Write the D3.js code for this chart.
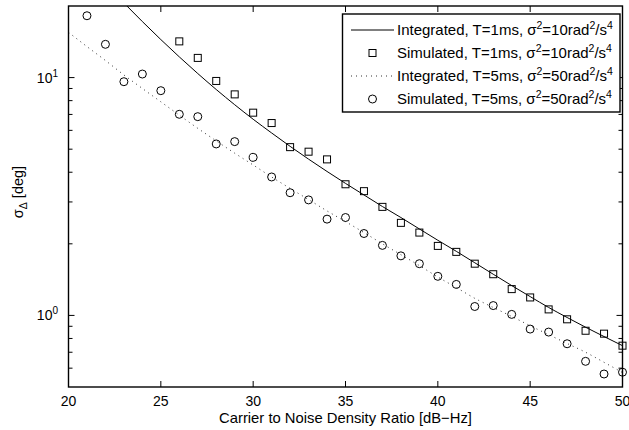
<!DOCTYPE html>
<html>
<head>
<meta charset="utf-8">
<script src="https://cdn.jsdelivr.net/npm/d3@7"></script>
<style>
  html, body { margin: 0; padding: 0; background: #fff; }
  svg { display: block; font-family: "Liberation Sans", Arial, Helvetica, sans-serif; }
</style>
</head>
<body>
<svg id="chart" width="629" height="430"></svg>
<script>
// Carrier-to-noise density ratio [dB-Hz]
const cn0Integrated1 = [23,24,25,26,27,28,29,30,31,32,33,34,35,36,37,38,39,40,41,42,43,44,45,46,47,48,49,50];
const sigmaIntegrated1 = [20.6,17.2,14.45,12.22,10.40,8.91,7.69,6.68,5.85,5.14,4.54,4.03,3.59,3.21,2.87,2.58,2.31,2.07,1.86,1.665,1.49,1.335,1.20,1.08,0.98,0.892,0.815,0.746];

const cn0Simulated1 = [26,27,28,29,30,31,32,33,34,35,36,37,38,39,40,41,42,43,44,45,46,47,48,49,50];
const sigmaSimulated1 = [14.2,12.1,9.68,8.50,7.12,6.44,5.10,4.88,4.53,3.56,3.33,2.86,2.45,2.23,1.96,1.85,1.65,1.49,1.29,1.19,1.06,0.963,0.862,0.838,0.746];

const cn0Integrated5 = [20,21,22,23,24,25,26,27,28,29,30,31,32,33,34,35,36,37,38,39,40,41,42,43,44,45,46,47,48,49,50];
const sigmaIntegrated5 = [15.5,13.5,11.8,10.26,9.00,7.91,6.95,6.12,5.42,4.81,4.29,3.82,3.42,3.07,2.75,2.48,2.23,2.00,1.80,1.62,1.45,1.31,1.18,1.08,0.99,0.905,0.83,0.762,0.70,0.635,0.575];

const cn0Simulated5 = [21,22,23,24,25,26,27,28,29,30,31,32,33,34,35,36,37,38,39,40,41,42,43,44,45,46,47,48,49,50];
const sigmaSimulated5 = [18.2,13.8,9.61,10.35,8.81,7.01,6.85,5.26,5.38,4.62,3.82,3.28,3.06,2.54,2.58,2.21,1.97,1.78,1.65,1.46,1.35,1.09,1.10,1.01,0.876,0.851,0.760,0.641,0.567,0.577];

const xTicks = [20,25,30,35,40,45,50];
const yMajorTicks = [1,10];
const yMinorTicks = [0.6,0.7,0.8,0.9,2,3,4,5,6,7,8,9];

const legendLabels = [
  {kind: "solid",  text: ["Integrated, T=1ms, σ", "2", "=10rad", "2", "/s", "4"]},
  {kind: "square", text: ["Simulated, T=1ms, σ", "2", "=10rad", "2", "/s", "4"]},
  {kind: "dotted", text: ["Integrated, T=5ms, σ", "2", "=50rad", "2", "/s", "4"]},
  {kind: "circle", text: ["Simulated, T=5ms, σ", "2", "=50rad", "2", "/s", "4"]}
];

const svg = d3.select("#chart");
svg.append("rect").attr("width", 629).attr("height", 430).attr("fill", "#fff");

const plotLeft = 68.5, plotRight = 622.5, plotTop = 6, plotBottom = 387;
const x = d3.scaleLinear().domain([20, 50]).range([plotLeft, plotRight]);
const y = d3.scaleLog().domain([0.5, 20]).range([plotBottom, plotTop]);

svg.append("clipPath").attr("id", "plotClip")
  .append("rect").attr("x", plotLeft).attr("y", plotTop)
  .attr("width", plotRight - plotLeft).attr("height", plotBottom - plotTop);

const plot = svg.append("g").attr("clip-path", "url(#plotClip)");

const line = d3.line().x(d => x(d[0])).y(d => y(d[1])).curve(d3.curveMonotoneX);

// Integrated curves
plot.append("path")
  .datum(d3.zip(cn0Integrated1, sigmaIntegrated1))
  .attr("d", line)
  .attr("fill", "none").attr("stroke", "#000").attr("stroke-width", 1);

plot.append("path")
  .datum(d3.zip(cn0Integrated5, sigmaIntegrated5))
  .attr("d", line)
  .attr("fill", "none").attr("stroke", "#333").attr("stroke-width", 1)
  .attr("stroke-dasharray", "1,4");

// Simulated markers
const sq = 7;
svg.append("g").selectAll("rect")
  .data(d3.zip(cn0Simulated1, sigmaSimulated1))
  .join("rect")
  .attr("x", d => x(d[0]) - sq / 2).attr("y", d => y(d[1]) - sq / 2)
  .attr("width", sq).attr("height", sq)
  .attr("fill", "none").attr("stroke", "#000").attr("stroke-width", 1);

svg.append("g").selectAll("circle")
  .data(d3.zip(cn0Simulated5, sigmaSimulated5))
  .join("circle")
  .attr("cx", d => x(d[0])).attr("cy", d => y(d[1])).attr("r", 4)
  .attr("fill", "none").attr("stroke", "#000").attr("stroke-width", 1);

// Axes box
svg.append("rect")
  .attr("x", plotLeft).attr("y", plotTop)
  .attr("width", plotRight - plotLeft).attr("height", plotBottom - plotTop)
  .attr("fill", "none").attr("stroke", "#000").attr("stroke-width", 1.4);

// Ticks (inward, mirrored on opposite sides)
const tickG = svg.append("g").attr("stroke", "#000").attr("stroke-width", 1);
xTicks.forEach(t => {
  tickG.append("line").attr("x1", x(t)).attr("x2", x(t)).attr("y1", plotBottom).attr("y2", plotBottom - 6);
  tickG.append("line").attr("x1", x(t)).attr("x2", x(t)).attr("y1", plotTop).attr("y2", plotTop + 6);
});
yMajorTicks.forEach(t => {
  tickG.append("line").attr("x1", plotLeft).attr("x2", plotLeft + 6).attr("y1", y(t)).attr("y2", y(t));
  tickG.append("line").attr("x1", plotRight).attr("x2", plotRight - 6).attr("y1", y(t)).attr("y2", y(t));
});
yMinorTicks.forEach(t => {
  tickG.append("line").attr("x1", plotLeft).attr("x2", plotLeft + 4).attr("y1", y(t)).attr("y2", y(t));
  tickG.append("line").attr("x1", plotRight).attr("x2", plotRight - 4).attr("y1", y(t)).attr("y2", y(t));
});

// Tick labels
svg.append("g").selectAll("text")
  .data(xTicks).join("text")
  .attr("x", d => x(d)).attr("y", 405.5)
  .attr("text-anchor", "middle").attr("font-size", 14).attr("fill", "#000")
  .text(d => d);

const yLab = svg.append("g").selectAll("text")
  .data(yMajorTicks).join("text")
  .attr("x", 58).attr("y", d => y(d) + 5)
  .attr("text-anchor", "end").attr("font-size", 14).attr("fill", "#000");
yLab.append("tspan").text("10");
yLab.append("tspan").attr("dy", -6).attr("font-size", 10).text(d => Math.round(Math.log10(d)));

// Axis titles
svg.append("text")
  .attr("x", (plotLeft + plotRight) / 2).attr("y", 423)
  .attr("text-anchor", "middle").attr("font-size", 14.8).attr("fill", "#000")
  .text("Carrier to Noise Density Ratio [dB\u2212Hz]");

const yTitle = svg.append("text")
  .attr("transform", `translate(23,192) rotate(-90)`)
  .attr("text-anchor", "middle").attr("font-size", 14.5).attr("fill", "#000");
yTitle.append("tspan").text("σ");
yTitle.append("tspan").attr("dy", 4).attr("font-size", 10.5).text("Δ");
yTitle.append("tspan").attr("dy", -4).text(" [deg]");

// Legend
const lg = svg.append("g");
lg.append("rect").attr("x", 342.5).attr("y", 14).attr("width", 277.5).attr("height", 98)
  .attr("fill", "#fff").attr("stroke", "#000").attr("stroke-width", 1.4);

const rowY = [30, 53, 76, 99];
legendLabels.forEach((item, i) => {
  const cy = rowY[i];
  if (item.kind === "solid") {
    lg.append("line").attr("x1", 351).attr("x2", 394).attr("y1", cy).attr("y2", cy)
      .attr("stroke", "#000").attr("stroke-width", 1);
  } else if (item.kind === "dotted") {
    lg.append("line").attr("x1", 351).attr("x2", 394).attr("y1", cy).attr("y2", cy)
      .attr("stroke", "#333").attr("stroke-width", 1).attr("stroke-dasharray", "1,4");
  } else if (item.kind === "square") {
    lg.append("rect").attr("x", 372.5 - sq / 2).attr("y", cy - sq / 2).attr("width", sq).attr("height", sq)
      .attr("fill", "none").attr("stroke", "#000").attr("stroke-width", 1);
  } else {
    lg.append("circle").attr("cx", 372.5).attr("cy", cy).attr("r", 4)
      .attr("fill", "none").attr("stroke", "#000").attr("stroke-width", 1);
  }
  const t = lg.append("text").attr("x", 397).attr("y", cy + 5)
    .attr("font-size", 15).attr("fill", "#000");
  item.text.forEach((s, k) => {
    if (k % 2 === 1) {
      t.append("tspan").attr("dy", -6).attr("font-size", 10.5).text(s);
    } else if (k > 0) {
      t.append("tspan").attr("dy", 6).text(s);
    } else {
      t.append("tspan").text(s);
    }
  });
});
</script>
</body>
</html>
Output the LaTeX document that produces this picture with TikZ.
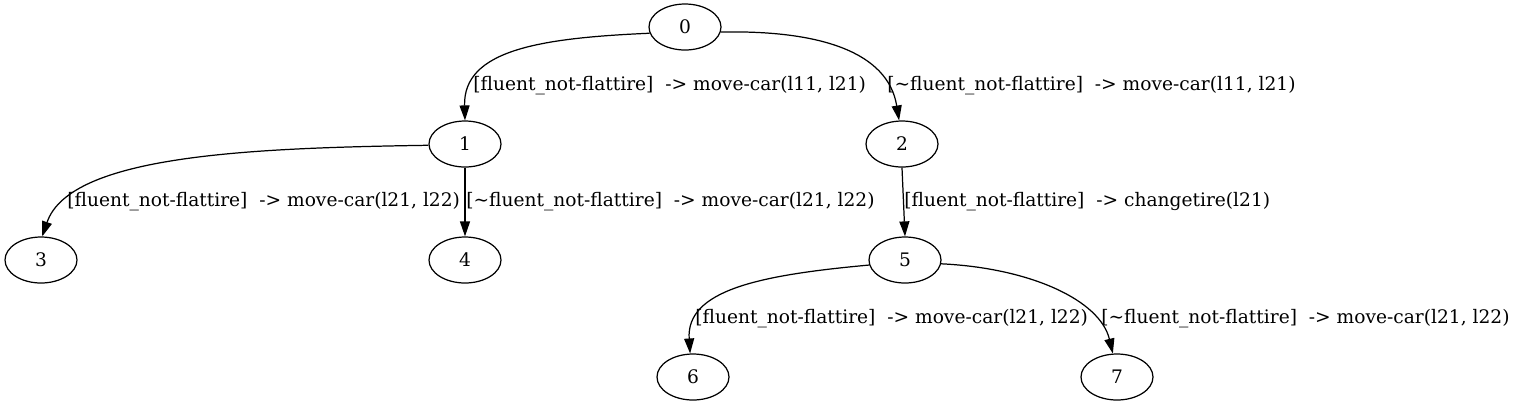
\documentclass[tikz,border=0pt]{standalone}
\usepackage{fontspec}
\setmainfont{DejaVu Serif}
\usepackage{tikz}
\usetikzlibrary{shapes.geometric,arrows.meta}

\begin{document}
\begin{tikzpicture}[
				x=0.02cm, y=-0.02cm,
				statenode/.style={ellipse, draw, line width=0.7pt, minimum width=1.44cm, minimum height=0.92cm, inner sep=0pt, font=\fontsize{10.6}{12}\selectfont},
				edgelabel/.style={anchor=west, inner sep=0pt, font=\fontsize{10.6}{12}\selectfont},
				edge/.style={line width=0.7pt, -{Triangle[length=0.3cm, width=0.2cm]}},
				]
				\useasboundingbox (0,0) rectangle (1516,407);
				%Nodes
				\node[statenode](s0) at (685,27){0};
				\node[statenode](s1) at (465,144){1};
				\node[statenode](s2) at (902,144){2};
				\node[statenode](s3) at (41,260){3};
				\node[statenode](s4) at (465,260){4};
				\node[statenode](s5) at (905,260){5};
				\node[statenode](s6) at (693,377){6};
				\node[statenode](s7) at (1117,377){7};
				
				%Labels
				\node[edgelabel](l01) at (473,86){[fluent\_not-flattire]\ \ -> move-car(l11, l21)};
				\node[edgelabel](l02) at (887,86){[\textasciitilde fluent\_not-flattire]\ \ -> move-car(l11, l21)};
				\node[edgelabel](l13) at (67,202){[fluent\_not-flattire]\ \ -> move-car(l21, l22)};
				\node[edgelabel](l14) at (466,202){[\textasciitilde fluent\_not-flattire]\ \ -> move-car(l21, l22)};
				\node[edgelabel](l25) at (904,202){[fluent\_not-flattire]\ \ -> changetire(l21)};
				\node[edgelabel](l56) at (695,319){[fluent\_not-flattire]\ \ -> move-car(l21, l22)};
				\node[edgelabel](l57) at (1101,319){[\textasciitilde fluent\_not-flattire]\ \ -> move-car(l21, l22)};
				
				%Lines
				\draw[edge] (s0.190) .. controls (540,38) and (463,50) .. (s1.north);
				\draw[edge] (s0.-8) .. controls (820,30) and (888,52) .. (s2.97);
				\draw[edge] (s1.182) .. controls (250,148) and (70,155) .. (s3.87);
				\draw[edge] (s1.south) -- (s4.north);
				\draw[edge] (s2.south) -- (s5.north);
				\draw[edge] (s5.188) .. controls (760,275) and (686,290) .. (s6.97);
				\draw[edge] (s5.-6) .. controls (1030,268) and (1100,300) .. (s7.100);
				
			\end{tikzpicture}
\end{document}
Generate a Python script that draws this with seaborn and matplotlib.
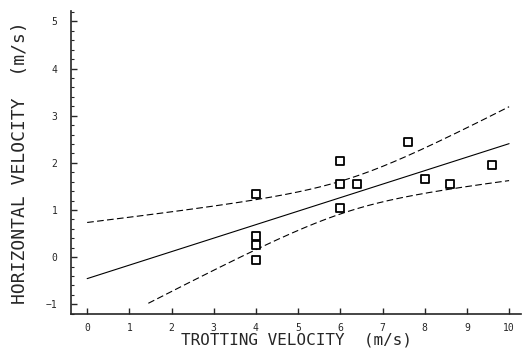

- _What is asked_: Retype the records above word for word, from their first line through the line containing "const yMinorTicks = [0.6,0.7,0.8,0.9,2,3,4,5,6,7,8,9];", and leave out every picture.

- _Output for this task_:
Write the D3.js code for this chart.
<!DOCTYPE html>
<html>
<head>
<meta charset="utf-8">
<script src="https://cdn.jsdelivr.net/npm/d3@7"></script>
<style>
  html, body { margin: 0; padding: 0; background: #fff; }
  svg { display: block; font-family: "Liberation Sans", Arial, Helvetica, sans-serif; }
</style>
</head>
<body>
<svg id="chart" width="629" height="430"></svg>
<script>
// Carrier-to-noise density ratio [dB-Hz]
const cn0Integrated1 = [23,24,25,26,27,28,29,30,31,32,33,34,35,36,37,38,39,40,41,42,43,44,45,46,47,48,49,50];
const sigmaIntegrated1 = [20.6,17.2,14.45,12.22,10.40,8.91,7.69,6.68,5.85,5.14,4.54,4.03,3.59,3.21,2.87,2.58,2.31,2.07,1.86,1.665,1.49,1.335,1.20,1.08,0.98,0.892,0.815,0.746];

const cn0Simulated1 = [26,27,28,29,30,31,32,33,34,35,36,37,38,39,40,41,42,43,44,45,46,47,48,49,50];
const sigmaSimulated1 = [14.2,12.1,9.68,8.50,7.12,6.44,5.10,4.88,4.53,3.56,3.33,2.86,2.45,2.23,1.96,1.85,1.65,1.49,1.29,1.19,1.06,0.963,0.862,0.838,0.746];

const cn0Integrated5 = [20,21,22,23,24,25,26,27,28,29,30,31,32,33,34,35,36,37,38,39,40,41,42,43,44,45,46,47,48,49,50];
const sigmaIntegrated5 = [15.5,13.5,11.8,10.26,9.00,7.91,6.95,6.12,5.42,4.81,4.29,3.82,3.42,3.07,2.75,2.48,2.23,2.00,1.80,1.62,1.45,1.31,1.18,1.08,0.99,0.905,0.83,0.762,0.70,0.635,0.575];

const cn0Simulated5 = [21,22,23,24,25,26,27,28,29,30,31,32,33,34,35,36,37,38,39,40,41,42,43,44,45,46,47,48,49,50];
const sigmaSimulated5 = [18.2,13.8,9.61,10.35,8.81,7.01,6.85,5.26,5.38,4.62,3.82,3.28,3.06,2.54,2.58,2.21,1.97,1.78,1.65,1.46,1.35,1.09,1.10,1.01,0.876,0.851,0.760,0.641,0.567,0.577];

const xTicks = [20,25,30,35,40,45,50];
const yMajorTicks = [1,10];
const yMinorTicks = [0.6,0.7,0.8,0.9,2,3,4,5,6,7,8,9];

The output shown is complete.